Public Health Dayton & Montgomery County on Friday recommended that all Montgomery County K-12 schools should begin the school year remotely and discontinue “high-risk extracurricular activities” including band, choir, theater and contact sports.
Montgomery is one of 13 Ohio counties at Level 3 of the state’s four-tier Public Health Advisory System based on COVID-19. Level 3 calls for “limiting activities as much as possible.”
“Montgomery County has observed increased community spread (and) an increase in infected individuals seeking medical care ...” Public Health said. “Clusters of COVID-19 cases are occurring in workplaces, churches, childcare facilities and social gatherings.”
Public Health officials said their new document is a recommendation, not an order. Agency spokesman Dan Suffoletto said it was being distributed to schools Friday afternoon.
Currently, Dayton, Trotwood, Huber Heights and Jefferson Twp. schools have announced plans to begin the school year online, as have the DECA, Horizon Science and NHA charter schools.
The county’s other 12 public school districts plus were planning to give families a choice of in-person or online education. Several schools planned regular five-day-per-week classes, while others including Centerville and Oakwood were pointing toward hybrid models.
Northmont Superintendent Tony Thomas called Public Health’s report “a compelling document” and said the district will share it with families so they understand the information. He said educators need help and support from health experts in their planning.

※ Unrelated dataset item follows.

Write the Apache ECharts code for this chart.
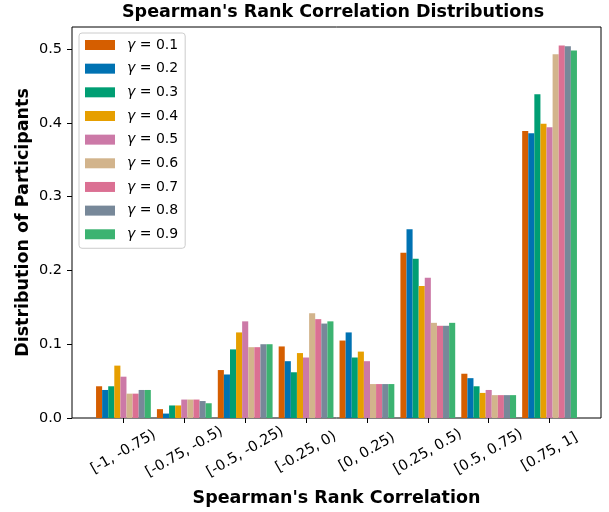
<!DOCTYPE html>
<html>
<head>
<meta charset="utf-8">
<script src="https://cdn.jsdelivr.net/npm/echarts@6/dist/echarts.min.js"></script>
<style>
  html, body { margin: 0; padding: 0; background: #fff; }
  #chart { width: 609px; height: 512px; }
</style>
</head>
<body>
<div id="chart"></div>
<script>
// bins of the correlation
const categories = ['[-1, -0.75)', '[-0.75, -0.5)', '[-0.5, -0.25)', '[-0.25, 0)',
  '[0, 0.25)', '[0.25, 0.5)', '[0.5, 0.75)', '[0.75, 1]'];

const seriesNames = ['γ = 0.1', 'γ = 0.2', 'γ = 0.3', 'γ = 0.4', 'γ = 0.5',
  'γ = 0.6', 'γ = 0.7', 'γ = 0.8', 'γ = 0.9'];

const g01 = [0.043, 0.012, 0.065, 0.097, 0.105, 0.224, 0.060, 0.389];
const g02 = [0.038, 0.006, 0.059, 0.077, 0.116, 0.256, 0.054, 0.386];
const g03 = [0.043, 0.017, 0.093, 0.062, 0.082, 0.216, 0.043, 0.439];
const g04 = [0.071, 0.017, 0.116, 0.088, 0.090, 0.179, 0.034, 0.399];
const g05 = [0.056, 0.025, 0.131, 0.082, 0.077, 0.190, 0.038, 0.394];
const g06 = [0.033, 0.025, 0.096, 0.142, 0.046, 0.129, 0.031, 0.493];
const g07 = [0.033, 0.025, 0.096, 0.134, 0.046, 0.125, 0.031, 0.505];
const g08 = [0.038, 0.023, 0.100, 0.128, 0.046, 0.125, 0.031, 0.504];
const g09 = [0.038, 0.020, 0.100, 0.131, 0.046, 0.129, 0.031, 0.498];

const yTicks = [0, 0.1, 0.2, 0.3, 0.4, 0.5];

const colors = ['#D55E00', '#0072B2', '#009E73', '#E69F00', '#CC79A7',
  '#D2B48C', '#DB7093', '#778899', '#3CB371'];

const allValues = [g01, g02, g03, g04, g05, g06, g07, g08, g09];
const FONT = 'DejaVu Sans';

const chart = echarts.init(document.getElementById('chart'), null, { renderer: 'canvas' });

const series = seriesNames.map((name, i) => ({
  name: name,
  type: 'bar',
  xAxisIndex: 0,
  yAxisIndex: 0,
  data: allValues[i],
  barGap: '0%',
  barCategoryGap: '10%',
  itemStyle: { color: colors[i] },
  emphasis: { disabled: true }
}));

const option = {
  animation: false,
  color: colors,
  title: {
    text: "Spearman's Rank Correlation Distributions",
    left: 122,
    top: 3,
    padding: 0,
    textStyle: { fontFamily: FONT, fontSize: 17.5, fontWeight: 'bold', color: '#000' }
  },
  legend: {
    orient: 'vertical',
    left: 79,
    top: 33,
    padding: [5, 7, 7, 6],
    itemWidth: 30,
    itemHeight: 10,
    itemGap: 9.66,
    icon: 'rect',
    data: seriesNames,
    backgroundColor: 'rgba(255,255,255,0.8)',
    borderColor: '#cccccc',
    borderWidth: 1,
    borderRadius: 3,
    formatter: function (name) {
      return '{g|γ}' + name.slice(1);
    },
    textStyle: {
      fontFamily: FONT,
      fontSize: 14,
      lineHeight: 14,
      color: '#000',
      padding: [0, 0, 0, 7],
      rich: {
        g: { fontFamily: FONT, fontSize: 14, fontStyle: 'italic', color: '#000' }
      }
    }
  },
  grid: [
    { left: 93, right: 29, top: 27, bottom: 94 },
    { left: 72, right: 8, top: 27, bottom: 94, show: true, borderColor: '#000', borderWidth: 1, backgroundColor: 'transparent' }
  ],
  xAxis: [
    {
      type: 'category',
      gridIndex: 0,
      data: categories,
      axisLine: { show: false },
      axisTick: { show: true, alignWithLabel: true, length: 5, lineStyle: { color: '#000' } },
      axisLabel: {
        interval: 0,
        rotate: 30,
        margin: 34,
        align: 'center',
        verticalAlign: 'middle',
        fontFamily: FONT,
        fontSize: 14.5,
        color: '#000'
      },
      splitLine: { show: false }
    },
    {
      type: 'value',
      gridIndex: 1,
      min: 0,
      max: 1,
      name: "Spearman's Rank Correlation",
      nameLocation: 'middle',
      nameGap: 71,
      nameTextStyle: { fontFamily: FONT, fontSize: 17.5, fontWeight: 'bold', color: '#000' },
      axisLine: { show: false },
      axisTick: { show: false },
      axisLabel: { show: false },
      splitLine: { show: false }
    }
  ],
  yAxis: [
    {
      type: 'value',
      gridIndex: 0,
      min: 0,
      max: 0.53,
      offset: 21,
      axisLine: { show: false },
      axisTick: { show: true, length: 5, customValues: yTicks, lineStyle: { color: '#000' } },
      axisLabel: {
        margin: 10,
        customValues: yTicks,
        formatter: v => v.toFixed(1),
        fontFamily: FONT,
        fontSize: 14.5,
        color: '#000'
      },
      splitLine: { show: false }
    },
    {
      type: 'value',
      gridIndex: 1,
      min: 0,
      max: 1,
      name: 'Distribution of Participants',
      nameLocation: 'middle',
      nameGap: 40,
      nameTextStyle: { fontFamily: FONT, fontSize: 17.5, fontWeight: 'bold', color: '#000' },
      axisLine: { show: false },
      axisTick: { show: false },
      axisLabel: { show: false },
      splitLine: { show: false }
    }
  ],
  series: series
};

chart.setOption(option);
</script>
</body>
</html>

“We will start discussions first thing Monday morning and try to communicate as quickly as we can if we’re going to change our plan,” Thomas said.
Mad River Schools Superintendent Chad Wyen said his district plans to “stay the course” so far, highlighting nearly a dozen safety steps the schools are taking. Every Mad River student must wear a mask, and Wyen said a hybrid two-days-on, three-days-off plan at the middle and high school means buildings will be at less than half capacity, making social distancing easier.
Friday’s document from Public Health says as of Monday, Ohio had 7,236 COVID-19 cases among people age 0-19, with 418 of those in Montgomery County. That means 11.7% of Montgomery County’s cases came from school-age people — higher than the state’s 8.5% ratio, and higher than the five other largest counties in Ohio.
“It is ultimately the decision of each district regarding the mode of learning selected, and Public Health supports districts which choose a remote, in-person and/ or hybrid option,” the statement says. “Districts which choose to offer in-person classroom learning … should follow Public Health’s COVID-19 K-12 School Guidance.”
That guidance document gives recommendations on masks, classroom and food service protocols, symptom monitoring and responding to infected individuals, among other steps.
Wyen said the Mad River district is using a special GermStop disinfectant program on school surfaces and working with Dayton Children’s Hospital on an easy-to-use document for staff, explaining proper responses to a variety of possible COVID-19 questions.
Public Health called social distancing and wearing a face covering “the two most effective strategies for limiting spread of the virus,” and said those steps are difficult in music/theater activities, as well as fall contact sports such as football, soccer and field hockey.
The recommendation came the same day that the Ohio High School Athletic Association said the fall high school sports season will go on as planned.
“It is important to keep athletic activity moving forward,” said Dan Leffingwell, president of the OHSAA Board of Directors. “We believe our member schools provide our student-athletes with the safest possible environment to return to play and that our school programs are the best avenue to help students learn lifelong lessons and provide social, emotional and physical benefits that other programs cannot.”
Montgomery County health officials said Friday they understand that extracurricular activities are important factors in the development of children.
“However, the sustained spread of the virus within our community warrants adjustments to best protect the health of our community,” Public Health said. “By following these recommendations we not only protect the students, but we protect the school staff and student’s family members.”
Greene County Public Health had previously recommended schools have no in-person choirs or choruses, saying, “Singers are at a very high risk for transmission for COVID-19 because of the amount of aerosols potentially generated.”